CHAKAIA BOOKER
(American, b. 1953)
Untitled (CB.1.21)
2021, lithograph and chine colle on embossed paper
numbered 46/100 lower left
signed and dated Chakaia Booker '21 lower right
sheet: 21 x 14 in.
Provenance: Property from The Artis Collection. Anthony and Davida Artis began collecting works by African American artists in 2009, with an early-1900s etching by Henry Ossawa Tanner entitled The Disciples See Christ Walking on the Water. They started the Anthony and Davida Artis Collection of African-American Fine Art in 2014, with a mission to use African-American artists and artworks to educate, encourage, and engage with people from all walks of life.

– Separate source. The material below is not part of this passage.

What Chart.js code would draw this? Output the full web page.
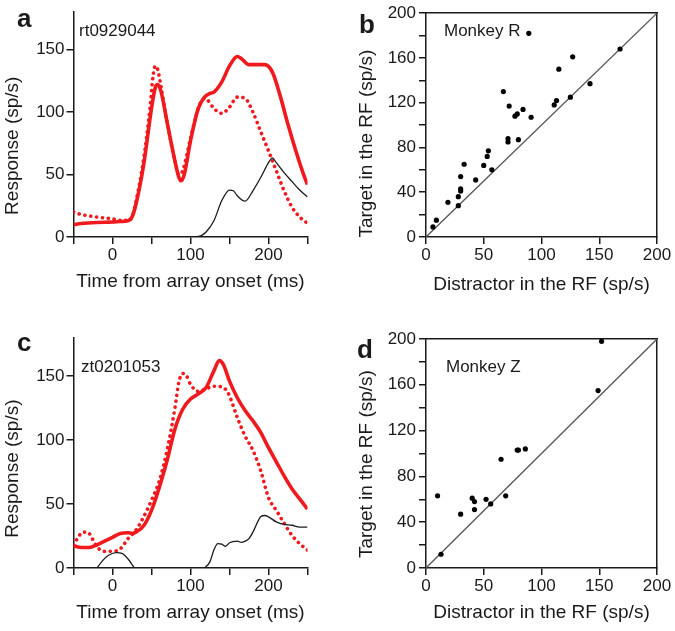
<!DOCTYPE html>
<html>
<head>
<meta charset="utf-8">
<script src="https://cdn.jsdelivr.net/npm/chart.js@4.4.1/dist/chart.umd.min.js"></script>
<style>
  body { margin: 0; background: #fff; width: 675px; height: 631px; overflow: hidden; position: relative;
         font-family: "Liberation Sans", Arial, sans-serif; color: #1a1a1a; }
  canvas { position: absolute; }
  .lbl { position: absolute; white-space: nowrap; }
  .panel { font-weight: bold; font-size: 26px; line-height: 26px; }
  .note { font-size: 17px; line-height: 17px; }
</style>
</head>
<body>
<canvas id="chartA" width="340" height="310" style="left:0;top:0"></canvas>
<canvas id="chartB" width="320" height="310" style="left:355px;top:0"></canvas>
<canvas id="chartC" width="340" height="306" style="left:0;top:325px"></canvas>
<canvas id="chartD" width="320" height="306" style="left:355px;top:325px"></canvas>

<div class="lbl panel" style="left:17px;top:5px">a</div>
<div class="lbl panel" style="left:359px;top:11px">b</div>
<div class="lbl panel" style="left:17px;top:329px">c</div>
<div class="lbl panel" style="left:357px;top:336px">d</div>
<div class="lbl note" style="left:79px;top:22px">rt0929044</div>
<div class="lbl note" style="left:81px;top:358px">zt0201053</div>
<div class="lbl note" style="left:444px;top:22px">Monkey R</div>
<div class="lbl note" style="left:446px;top:358px">Monkey Z</div>

<script>
// panel a, cell rt0929044 (response in sp/s against time from array onset in ms)
const aSolidTime = [-50, -40, -20, 0, 10, 20, 25, 30, 40, 50, 55, 58, 62, 70, 80, 85, 88, 92, 100, 110, 118, 125, 130, 140, 150, 160, 165, 175, 185, 195, 205, 215, 225, 235, 245, 250];
const aSolidRate = [10, 10.8, 11.6, 12, 12.4, 13, 16, 26, 58, 103, 120, 122, 117, 92, 61, 48, 45, 50, 77, 103, 112, 115, 116, 124, 137, 144.5, 143, 138, 138, 138, 132, 113, 90, 69, 50, 42];
const aDotTime = [-50, -40, -20, 0, 10, 20, 25, 30, 40, 48, 52, 55, 58, 62, 70, 80, 85, 90, 100, 110, 118, 122, 130, 140, 150, 160, 170, 180, 190, 200, 210, 220, 230, 240, 250];
const aDotRate = [20, 18, 16, 14.5, 13.4, 13.4, 16, 28, 63, 103, 129, 137, 134, 121, 92, 61, 50, 53, 79, 103, 111, 109.5, 103, 99, 104, 112, 111, 100, 84.5, 69, 53, 37, 24, 16, 11];
const aThinTime = [108, 115, 120, 130, 140, 150, 155, 160, 170, 180, 190, 200, 205, 210, 220, 230, 240, 250];
const aThinRate = [0, 1.5, 4, 13, 29, 37.6, 37, 33, 28.7, 37, 47.6, 59.5, 63.4, 59.5, 51.6, 44.5, 37.6, 32];

// panel c, cell zt0201053
const cSolidTime = [-50, -40, -30, -20, -10, 0, 10, 20, 25, 30, 40, 50, 60, 70, 80, 90, 100, 110, 120, 130, 137, 142, 150, 160, 170, 180, 190, 200, 210, 220, 230, 240, 250];
const cSolidRate = [17.4, 16, 16, 18, 21, 24, 27, 27.5, 27, 28, 33, 45, 63, 84, 108.5, 124, 132, 136, 141, 154, 162, 159, 146, 133, 123, 115, 106, 94, 83, 72, 62, 54, 46];
const cDotTime = [-50, -45, -38, -32, -25, -20, -10, 0, 10, 20, 30, 40, 50, 60, 70, 80, 85, 90, 95, 100, 110, 120, 130, 140, 148, 160, 170, 180, 190, 200, 210, 220, 230, 240, 250];
const cDotRate = [18, 23, 28, 28, 22, 16.6, 13, 13, 15, 23, 29.5, 40, 53, 68, 92, 125, 145, 152, 150, 143.5, 138, 140, 142, 141.5, 137, 117.6, 103, 92, 76, 55, 45, 35, 25.6, 19, 14];
const cThinTime = [-20, -15, -10, -5, 5, 12, 20, 28, null, 118, 125, 130, 135, 140, 145, 150, 160, 165, 170, 175, 180, 190, 195, 200, 210, 220, 230, 240, 250];
const cThinRate = [0, 4, 7.5, 10, 12, 11.5, 7, 0, null, 0, 5, 14, 19, 18.6, 17, 19.7, 21, 20, 21, 23, 28, 40, 41, 40, 36, 34, 33.4, 32, 32];

// panels b and d: one point per cell, distractor vs target in the RF (sp/s)
const monkeyRDistractor = [6, 9, 19, 28, 28, 30, 30, 30, 33, 43, 50, 53, 54, 57, 67, 72, 71, 71, 80, 77, 79, 84, 91, 89, 111, 113, 115, 127, 125, 142, 168];
const monkeyRTarget = [9, 15, 31, 28, 36, 41, 43, 54, 65, 51, 64, 72, 77, 60, 130, 117, 88, 85, 87, 108, 110, 114, 107, 182, 118, 122, 150, 161, 125, 137, 168];
const monkeyZDistractor = [10, 13, 30, 40, 42, 42, 52, 56, 69, 65, 79, 80, 86, 149, 152];
const monkeyZTarget = [63, 12, 47, 61, 58, 51, 60, 56, 63, 95, 103, 103, 104, 155, 198];
const identityLine = [0, 200];

// ticks
const timeTickLabels = [0, 100, 200];
const rateTickStep = 50;
const scatterXStep = 50;
const scatterYStep = 20;
const scatterYLabelEvery = 40;

const ink = '#1a1a1a';
const red = '#f0191e';
const tickFont = { family: '"Liberation Sans", Arial, sans-serif', size: 17 };
const titleFont = { family: '"Liberation Sans", Arial, sans-serif', size: 19 };

function pts(xs, ys) {
  return xs.map((x, i) => (x === null ? { x: NaN, y: null } : { x: x, y: ys[i] }));
}

function axisGrid() {
  return { display: true, drawOnChartArea: false, drawTicks: true, tickLength: 7,
           color: ink, tickColor: ink, lineWidth: 1.5 };
}

function timeChart(id, pad, xHeight, xTitlePad, yTitle, solid, dotted, thin) {
  return new Chart(document.getElementById(id), {
    type: 'line',
    data: {
      datasets: [
        { data: thin, borderColor: ink, borderWidth: 1.3, order: 0 },
        { data: solid, borderColor: red, borderWidth: 3.6, order: 1 },
        { data: dotted, borderColor: red, borderWidth: 3.6, borderDash: [0.1, 5.8],
          borderCapStyle: 'round', order: 2 }
      ]
    },
    options: {
      responsive: false,
      animation: false,
      devicePixelRatio: 1,
      spanGaps: false,
      layout: { padding: pad },
      plugins: { legend: { display: false }, tooltip: { enabled: false } },
      elements: { point: { radius: 0 }, line: { cubicInterpolationMode: 'monotone' } },
      scales: {
        x: {
          type: 'linear', min: -50, max: 250,
          ticks: { stepSize: 50, autoSkip: false, maxRotation: 0, padding: 1, color: ink, font: tickFont,
                   callback: v => (timeTickLabels.includes(v) ? v : '') },
          grid: axisGrid(),
          border: { color: ink, width: 1.5 },
          title: { display: true, text: 'Time from array onset (ms)', color: ink, font: titleFont,
                   padding: { top: 0, bottom: xTitlePad } },
          afterFit: s => { s.height = xHeight; }
        },
        y: {
          type: 'linear', min: 0, max: 180,
          ticks: { stepSize: rateTickStep, padding: 2, color: ink, font: tickFont },
          afterBuildTicks: s => { s.ticks = s.ticks.filter(t => t.value % rateTickStep === 0); },
          grid: axisGrid(),
          border: { color: ink, width: 1.5 },
          title: { display: true, text: yTitle, color: ink, font: titleFont, padding: { top: 1, bottom: 0 } },
          afterFit: s => { s.width = 73.5; }
        }
      }
    }
  });
}

function scatterChart(id, pad, xHeight, xTitlePad, yTitle, xs, ys) {
  return new Chart(document.getElementById(id), {
    type: 'scatter',
    data: {
      datasets: [
        { data: pts(xs, ys), pointRadius: 2.6, pointBackgroundColor: '#000', pointBorderWidth: 0, clip: false },
        { type: 'line', data: pts(identityLine, identityLine), borderColor: '#555', borderWidth: 1.3,
          pointRadius: 0, showLine: true }
      ]
    },
    options: {
      responsive: false,
      animation: false,
      devicePixelRatio: 1,
      layout: { padding: pad },
      plugins: { legend: { display: false }, tooltip: { enabled: false } },
      scales: {
        x: {
          type: 'linear', min: 0, max: 200,
          ticks: { stepSize: scatterXStep, autoSkip: false, maxRotation: 0, padding: 1, color: ink, font: tickFont },
          grid: axisGrid(),
          border: { color: ink, width: 1.5 },
          title: { display: true, text: 'Distractor in the RF (sp/s)', color: ink, font: titleFont,
                   padding: { top: 0, bottom: xTitlePad } },
          afterFit: s => { s.height = xHeight; }
        },
        y: {
          type: 'linear', min: 0, max: 200,
          ticks: { stepSize: scatterYStep, autoSkip: false, padding: 3, color: ink, font: tickFont,
                   callback: v => (v % scatterYLabelEvery === 0 ? v : '') },
          grid: axisGrid(),
          border: { color: ink, width: 1.5 },
          title: { display: true, text: yTitle, color: ink, font: titleFont,
                   padding: { top: 0, bottom: 0 } },
          afterFit: s => { s.width = 71; }
        },
        x2: {
          type: 'linear', position: 'top', min: 0, max: 200,
          ticks: { display: false }, grid: { display: false },
          border: { color: ink, width: 1.5 },
          afterFit: s => { s.height = 0; }
        },
        y2: {
          type: 'linear', position: 'right', min: 0, max: 200,
          ticks: { display: false }, grid: { display: false },
          border: { color: ink, width: 1.5 },
          afterFit: s => { s.width = 0; }
        }
      }
    }
  });
}

timeChart('chartA', { left: 0, top: 10, right: 32.5, bottom: 0 }, 73, 16.6,
  'Response (sp/s)' + ' '.repeat(8),
  pts(aSolidTime, aSolidRate), pts(aDotTime, aDotRate), pts(aThinTime, aThinRate));

timeChart('chartC', { left: 0, top: 12.6, right: 32.5, bottom: 0 }, 63, 6.6,
  'Response (sp/s)' + ' '.repeat(6),
  pts(cSolidTime, cSolidRate), pts(cDotTime, cDotRate), pts(cThinTime, cThinRate));

scatterChart('chartB', { left: 0, top: 9, right: 18, bottom: 0 }, 73, 13.6,
  'Target in the RF (sp/s)' + ' '.repeat(7), monkeyRDistractor, monkeyRTarget);
scatterChart('chartD', { left: 0, top: 14, right: 18, bottom: 0 }, 63, 6.6,
  'Target in the RF (sp/s)' + ' '.repeat(4), monkeyZDistractor, monkeyZTarget);
</script>
</body>
</html>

Anthony and Davida are full-time pastors for a local congregation called, Dedicated Believers Ministries. The artwork in the Artis Collection focuses on faith, family, and faces. The collection is comprised of nearly 80 artworks from over 60 artists, the majority of which represent African-American artists. Their favorites, amongst many artists, include Mary Lee Bendolph and the artists of Gee’s Bend, Sanford Biggers, Elizabeth Catlett, Sedrick Huckaby, Kerry James Marshall, Richard Mayhew, Winfred Rembert, Faith Ringgold, Henry Ossawa Tanner, Alma Woodsey Thomas, emerging artist Charles Wilbert White, and Matthew Owen Wead. Annually the Artis’ sell several works from their collection to make room for new acquisitions.
Other Notes: The artist Chakaia Booker finds beauty in the banal. She weaves, splices, and refashions recycled tires and scrap metal into striking abstract sculptures. The versatility of the medium and forms of her sculptures enable the artists to engage with a variety of socio-political issues. She rose to international acclaim at the 2000 Whitney Biennale with her wall relief It’s So Hard To Be Green (2000), and in 2005 she received a Guggenheim Fellowship. Her sculptures are made in intimate and monumental scales. Much like her sculptures, Booker’s prints are made with an innovative technique. Using tissue-thin paper she adheres layers of her lively marks together through the process of chine collé.